奈 良 「慈光院の抹茶」
訪れたのは某年3月初旬だった。
古都の奈良特有の底冷えの季節は去ってはいたが、春と言うにはまだまだ寒い頃だった。
定期観光バスに乗り、昼少し前に「慈光院」(0743-53-3004)に到着した。
ここ慈光院は寛文3(1663)年、時の小泉藩主 片桐貞昌が建立した禅宗の寺であり茶道「石心流」発祥の地でもある。
我々、観光バスの一団はここで昼食を摂ることになっている。
昼食前に寺内を一巡し昼食場所の書院に行く前に希望者のみ有料で抹茶が供せられる。
希望者のみではあるが由緒ある茶道発祥のお寺さんである、一団の殆どは希望する。
そして私を含め希望者は茶処の部屋の前で整列し茶菓子を受け取る。
懐紙が配られ、その上に一口大の饅頭を載せてくれる。
その担当は小学校3〜4年生と見受けられる男の子である。特に僧衣を纏っている訳でもなく寺の関係者の子供といった風である。

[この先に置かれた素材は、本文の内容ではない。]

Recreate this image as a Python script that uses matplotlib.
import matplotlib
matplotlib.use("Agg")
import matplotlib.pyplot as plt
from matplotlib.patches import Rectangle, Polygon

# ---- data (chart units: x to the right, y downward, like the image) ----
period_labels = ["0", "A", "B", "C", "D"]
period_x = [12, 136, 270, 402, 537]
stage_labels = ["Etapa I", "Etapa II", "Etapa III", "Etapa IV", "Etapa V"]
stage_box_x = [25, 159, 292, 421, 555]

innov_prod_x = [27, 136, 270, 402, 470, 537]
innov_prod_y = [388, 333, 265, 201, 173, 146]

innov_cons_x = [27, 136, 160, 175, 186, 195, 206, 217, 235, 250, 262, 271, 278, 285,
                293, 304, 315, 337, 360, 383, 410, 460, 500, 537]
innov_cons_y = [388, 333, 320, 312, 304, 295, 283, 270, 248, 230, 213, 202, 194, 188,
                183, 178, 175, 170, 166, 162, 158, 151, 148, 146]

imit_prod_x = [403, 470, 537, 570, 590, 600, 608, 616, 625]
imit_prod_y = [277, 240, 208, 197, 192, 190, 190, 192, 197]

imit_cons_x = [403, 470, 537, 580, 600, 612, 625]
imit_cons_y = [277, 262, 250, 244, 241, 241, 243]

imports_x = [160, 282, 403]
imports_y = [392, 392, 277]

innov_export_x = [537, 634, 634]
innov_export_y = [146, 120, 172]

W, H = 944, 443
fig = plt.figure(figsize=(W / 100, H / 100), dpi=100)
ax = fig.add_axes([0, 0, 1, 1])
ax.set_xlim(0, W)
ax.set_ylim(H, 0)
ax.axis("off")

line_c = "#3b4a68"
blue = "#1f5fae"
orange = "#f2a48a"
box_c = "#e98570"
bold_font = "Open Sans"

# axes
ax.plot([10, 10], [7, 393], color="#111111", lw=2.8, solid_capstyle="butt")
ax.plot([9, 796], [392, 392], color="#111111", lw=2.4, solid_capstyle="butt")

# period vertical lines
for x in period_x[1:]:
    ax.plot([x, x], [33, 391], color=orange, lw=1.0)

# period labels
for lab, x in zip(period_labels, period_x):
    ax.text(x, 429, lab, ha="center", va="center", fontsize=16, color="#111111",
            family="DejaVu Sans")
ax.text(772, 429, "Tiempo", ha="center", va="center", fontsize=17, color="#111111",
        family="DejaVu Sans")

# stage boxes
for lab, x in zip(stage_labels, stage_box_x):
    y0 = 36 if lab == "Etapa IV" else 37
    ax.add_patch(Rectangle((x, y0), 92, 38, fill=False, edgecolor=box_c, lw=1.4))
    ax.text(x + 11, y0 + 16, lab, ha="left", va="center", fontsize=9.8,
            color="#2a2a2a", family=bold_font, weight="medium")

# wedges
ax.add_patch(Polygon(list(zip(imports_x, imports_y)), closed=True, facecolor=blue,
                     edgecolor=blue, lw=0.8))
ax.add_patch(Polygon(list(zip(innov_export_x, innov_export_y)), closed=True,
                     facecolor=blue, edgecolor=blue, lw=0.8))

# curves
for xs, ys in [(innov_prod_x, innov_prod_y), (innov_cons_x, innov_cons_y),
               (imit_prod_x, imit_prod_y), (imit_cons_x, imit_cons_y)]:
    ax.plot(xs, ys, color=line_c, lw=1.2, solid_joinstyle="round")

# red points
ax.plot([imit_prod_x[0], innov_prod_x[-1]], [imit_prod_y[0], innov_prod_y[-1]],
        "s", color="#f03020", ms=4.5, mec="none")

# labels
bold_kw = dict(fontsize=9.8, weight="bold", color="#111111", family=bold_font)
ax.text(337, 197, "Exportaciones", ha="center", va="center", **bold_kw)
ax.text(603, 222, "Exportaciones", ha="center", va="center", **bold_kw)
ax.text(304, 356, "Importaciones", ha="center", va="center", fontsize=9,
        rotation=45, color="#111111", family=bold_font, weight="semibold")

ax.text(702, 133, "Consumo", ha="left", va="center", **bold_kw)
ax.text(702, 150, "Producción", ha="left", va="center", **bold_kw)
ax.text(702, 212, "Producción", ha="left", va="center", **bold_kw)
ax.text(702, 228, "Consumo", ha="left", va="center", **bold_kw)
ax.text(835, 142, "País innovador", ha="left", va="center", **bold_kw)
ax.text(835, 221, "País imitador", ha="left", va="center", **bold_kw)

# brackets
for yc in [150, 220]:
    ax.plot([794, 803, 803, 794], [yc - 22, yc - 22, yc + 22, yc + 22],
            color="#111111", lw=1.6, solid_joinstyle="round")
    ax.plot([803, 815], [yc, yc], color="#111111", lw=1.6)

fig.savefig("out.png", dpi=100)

茶菓子を受け取り、茶処の和室に入る。そこではパートの小母さん風の3人が座卓の上一杯に抹茶碗を並べ、茶筅で抹茶を掻き混ぜている。我々はそのどれかを取り、茶菓子を頂きながら抹茶をガブガフと頂く。お点前も何もあったものではないが後が支えているので仕方がない。
しかし団体バスの一団、作法を知る人知らぬ人様々の中で『取り敢えず茶道のホンの少しにでも触れる』にはこれはこれで良いのかも知れない。
そして昼食後はバスの出発まで銘々で寺内を散策。ここ慈光院も各所のお寺さんのように枯山水の庭がある。
この庭の特徴は小規模ではあるが枯山水に付き物の石が殆ど使われていないことだろうか。
幾種類もの木々の寄せ植えで設えられている。史跡名勝指定を受けているそうだが成る程と納得できる。
慈光院、観光地奈良にあってそれ程メジャーな寺ではないし規模も小さい。
だからこそ落ち着けるのかも知れない。